-- START OF Record extracts --

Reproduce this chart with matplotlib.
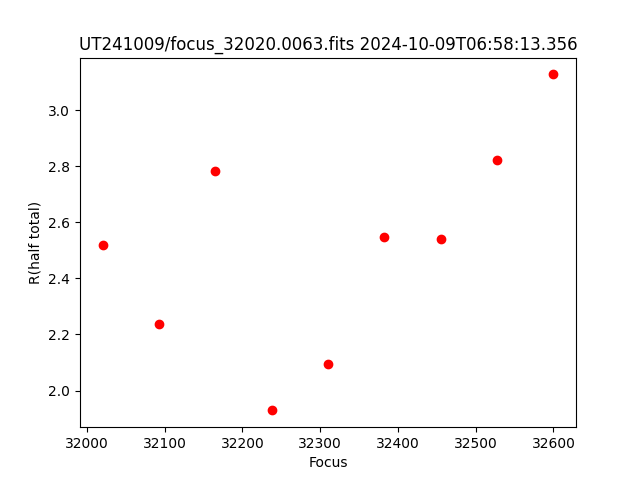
import matplotlib
matplotlib.use("Agg")
from matplotlib import pyplot as plt

# focus positions and measured half-total radius
focus = [32020, 32092.5, 32165, 32237.5, 32310, 32382.5, 32455, 32527.5, 32600]
r_half = [2.521, 2.236, 2.782, 1.929, 2.093, 2.546, 2.539, 2.821, 3.128]

plt.figure(figsize=(6.4, 4.8), dpi=100)
plt.plot(focus, r_half, 'ro')
plt.xlabel('Focus')
plt.ylabel('R(half total)')
plt.title('UT241009/focus_32020.0063.fits 2024-10-09T06:58:13.356')
plt.savefig('out.png')
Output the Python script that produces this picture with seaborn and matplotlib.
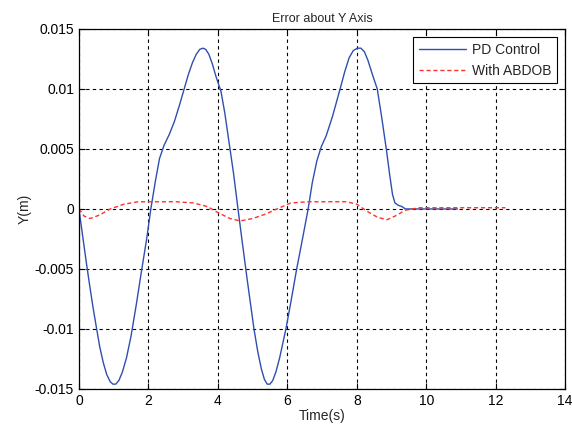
import matplotlib
matplotlib.use('Agg')
import matplotlib.pyplot as plt
import seaborn as sns
import pandas as pd
from matplotlib.ticker import FormatStrFormatter

# PD control error
t_pd = [0, 0.1, 0.2, 0.3, 0.4, 0.51, 0.6, 0.7, 0.8, 0.9, 0.98, 1.06, 1.15, 1.25, 1.37, 1.5,
        1.65, 1.8, 1.95, 2.07, 2.2, 2.32, 2.45, 2.6, 2.75, 2.9, 3.03, 3.15, 3.27, 3.38, 3.48,
        3.57, 3.65, 3.74, 3.84, 3.95, 4.09, 4.2, 4.3, 4.45, 4.58, 4.7, 4.85, 5.04, 5.15, 5.25,
        5.34, 5.42, 5.5, 5.58, 5.67, 5.78, 5.96, 6.1, 6.27, 6.45, 6.6, 6.72, 6.85, 6.98, 7.12,
        7.3, 7.52, 7.65, 7.78, 7.9, 8.02, 8.12, 8.22, 8.32, 8.44, 8.59, 8.72, 8.85, 8.95, 9.03,
        9.1, 9.2, 9.3, 9.4, 10.9]
y_pd = [0, -0.0021, -0.0042, -0.0062, -0.0081, -0.0100, -0.0115, -0.0128, -0.0138, -0.0144,
        -0.0146, -0.0146, -0.0143, -0.0136, -0.0124, -0.0106, -0.0080, -0.0052, -0.0025, 0.0,
        0.0023, 0.0042, 0.0053, 0.0062, 0.0073, 0.0087, 0.0100, 0.0112, 0.0122, 0.0129, 0.0133,
        0.0134, 0.0133, 0.0129, 0.0121, 0.0110, 0.0098, 0.0080, 0.0060, 0.0030, 0.0, -0.0027,
        -0.0060, -0.0100, -0.0119, -0.0133, -0.0142, -0.0146, -0.0146, -0.0143, -0.0136,
        -0.0124, -0.0100, -0.0078, -0.0050, -0.0023, 0.0, 0.0022, 0.0040, 0.0052, 0.0061,
        0.0077, 0.0100, 0.0114, 0.0126, 0.0132, 0.0134, 0.0134, 0.0131, 0.0124, 0.0113, 0.0100,
        0.0076, 0.0050, 0.0028, 0.0012, 0.0005, 0.0003, 0.0002, 0.0, 0.0]

# with ABDOB
t_ab = [0, 0.15, 0.32, 0.6, 0.9, 1.3, 1.7, 2.2, 2.8, 3.3, 3.7, 4.0, 4.35, 4.64, 5.0, 5.4, 5.7,
        6.1, 6.6, 7.2, 7.7, 8.0, 8.3, 8.6, 8.87, 9.1, 9.4, 9.8, 10.5, 11.2, 12.28]
y_ab = [0, -0.0006, -0.0008, -0.0005, 0.0, 0.0004, 0.0006, 0.0006, 0.0006, 0.0005, 0.0002,
        -0.0003, -0.0008, -0.0010, -0.0008, -0.0004, 0.0, 0.0005, 0.0006, 0.0006, 0.0006,
        0.0004, -0.0002, -0.0007, -0.0009, -0.0006, -0.0001, 0.0001, 0.0001, 0.0001, 0.0001]

sns.set_style('white')
plt.rcParams['font.family'] = ['Liberation Sans', 'DejaVu Sans']
plt.rcParams['axes.unicode_minus'] = False

fig = plt.figure(figsize=(5.72, 4.26), dpi=100)
ax = fig.add_axes([0.138, 0.087, 0.85, 0.845])

df_pd = pd.DataFrame({'t': t_pd, 'y': y_pd})
df_ab = pd.DataFrame({'t': t_ab, 'y': y_ab})
sns.lineplot(data=df_pd, x='t', y='y', ax=ax, color='#2f4fb0', lw=1.0, label='PD Control')
sns.lineplot(data=df_ab, x='t', y='y', ax=ax, color='#ff3030', lw=1.0, ls=(0, (3, 2)),
             label='With ABDOB')

ax.set_xlim(0, 14)
ax.set_ylim(-0.015, 0.015)
ax.set_xticks(range(0, 15, 2))
ax.set_yticks([-0.015, -0.01, -0.005, 0, 0.005, 0.01, 0.015])
ax.yaxis.set_major_formatter(FormatStrFormatter('%g'))
ax.grid(True, color='black', ls=(0, (3, 3)), lw=0.8)
ax.tick_params(direction='in', length=4, labelsize=10, top=True, right=True,
               bottom=True, left=True, colors='black')
for s in ax.spines.values():
    s.set_color('black')
    s.set_linewidth(0.9)

ax.set_title('Error about Y Axis', fontsize=9, pad=5)
ax.set_xlabel('Time(s)', fontsize=10, labelpad=1)
ax.set_ylabel('Y(m)', fontsize=10, labelpad=2)

leg = ax.legend(loc='upper right', fontsize=10, handlelength=3.4, handletextpad=0.4,
                fancybox=False, framealpha=1, edgecolor='black', borderaxespad=0.6)
leg.get_frame().set_linewidth(0.8)

fig.savefig('out.png', dpi=100)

-- END OF Record extracts --

__Your task__. Skip all pictures and retype only the stretch from the line that holds "Output the Python" through the line that holds "from matplotlib.ticker import", exactly as written.

__Result for this exercise__.
Output the Python script that produces this picture with seaborn and matplotlib.
import matplotlib
matplotlib.use('Agg')
import matplotlib.pyplot as plt
import seaborn as sns
import pandas as pd
from matplotlib.ticker import FormatStrFormatter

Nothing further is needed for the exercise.